В августе-октябре 1942 года фашисты особо лютовали, пытаясь выйти на волжские берега, сломить сопротивление нашей обороны. В одном из боёв мы оказались оторванными от наших частей: передовые части немцев вышли на несколько километров вглубь нашей обороны, и мы очутились как бы в тылу у противника, не прекращая в то же время вести редкий (из-за нехватки боеприпасов) огонь. От нашего взвода остались в живых всего шесть раненых бойцов, в их числе был и я.
Мы прекрасно понимали, что следующая атака фашистов будет для нас последней. У нас осталось не более десяти патронов и две или три гранаты. И мы, не сговариваясь, стали негромко, кто как умел, молиться, просить друг у друга прощения за все обиды, вольные и невольные. А ночью я отчётливо услышал голоса своих родных, которые молились за всех нас, называя каждого поименно: „Господи, сохрани рабов Твоих, защитников Твоих!“ Наша мама была верующая, и нас она старалась воспитать в уважении к Православной Церкви.
На утро следующего дня мы увидели огненное зарево и услышали артиллерийскую канонаду со стороны наших войск. Мины и снаряды рвались вокруг, но нас не задевало даже осколками. Буквально через два часа нас освободил передовой отряд нашей дивизии. Как мы потом узнали, никто не надеялся на то, что мы остались живы. На всех нас уже заготовили „похоронки“, которые, слава Богу, не успели отправить.
Войну закончил под Прагой в звании капитана и ни разу не был ранен. А когда приехал домой, то моя мама рассказала, что каждый день утром и вечером они молились за меня, особенно усердно именно в ту памятную ночь. Это был их каждодневный подвиг, как и многих русских православных людей, которые своими молитвами приближали долгожданный День Победы. Не случайно фашистская Германия признала себя побеждённой в день великомученика и победоносца Георгия, в день Пасхи Христовой.
После войны я сначала окончил строительный институт, а потом семинарию, стал священником, и моя гражданская специальность помогала мне восстанавливать храмы и соборы в Воронежской и Курской областях. С 1972 года я настоятель одного из храмов в Смоленской области».
Генералиссимус Суворов учил русских воинов: «Чудо-богатыри — покой, опора и слава Отечества! С нами Бог! Молись Богу: от него Победа! Дух укрепляй в вере отеческой, Православной».

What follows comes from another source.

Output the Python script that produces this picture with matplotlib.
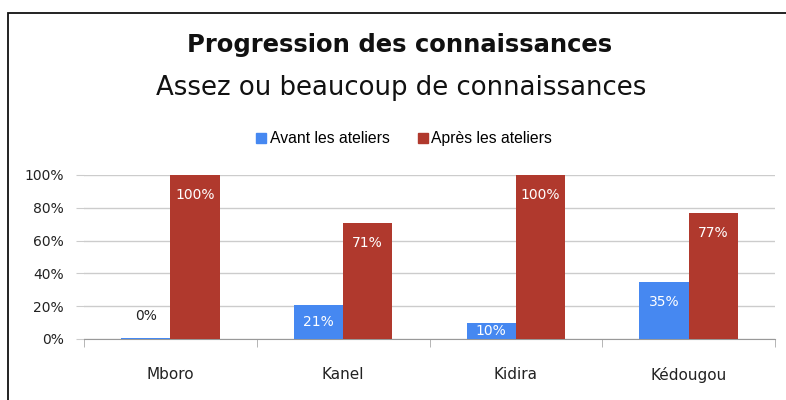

Наша Великая Победа над сильным и жестоким врагом началась с победы духовной, с благословения Русской Православной Церкви громить врага в первый же день войны, 22 июня 1941 года, с горячих молитв отцов и матерей, благословляющих сыновей, идущих на фронт, крестами и иконами. Маршал Борис Михайлович Шапошников, начальник Генерального штаба Красной Армии в годы войны, носил образок святителя и чудо-творца Николая и каждый день молился: «Господи, спаси Россию и мой народ». Дедушка мой рассказывал: «Атеистов на фронте не было: хоть самая малая искра веры, да была в душе у каждого. У нас в полку перед атакой многие крестились, делали себе крестики из подручного материала и надевали на себя, чтобы сохранить жизнь и выиграть бой. Чувство уважения к святыне всегда было присуще русскому солдату». Во внутреннем кармане пиджака дедушка всегда носил небольшие иконки Архистратига Михаила и Владимирской Божией Матери.
Более тридцати пяти лет отдал он службе в Вооружённых Силах СССР, был награждён орденами и медалями за боевой подвиг и ратный послевоенный труд. Ушёл в запас в звании полковника. До последнего дня трудился в отделе кадров одного из предприятий города Астрахани, в областном Совете ветеранов возглавлял работу по патриотическому воспитанию молодёжи.
Вот уже более десяти лет его нет с нами, но он навсегда останется для меня нравственным и духовным образцом, память о нём я стараюсь передать своим детям, как эстафету поколений.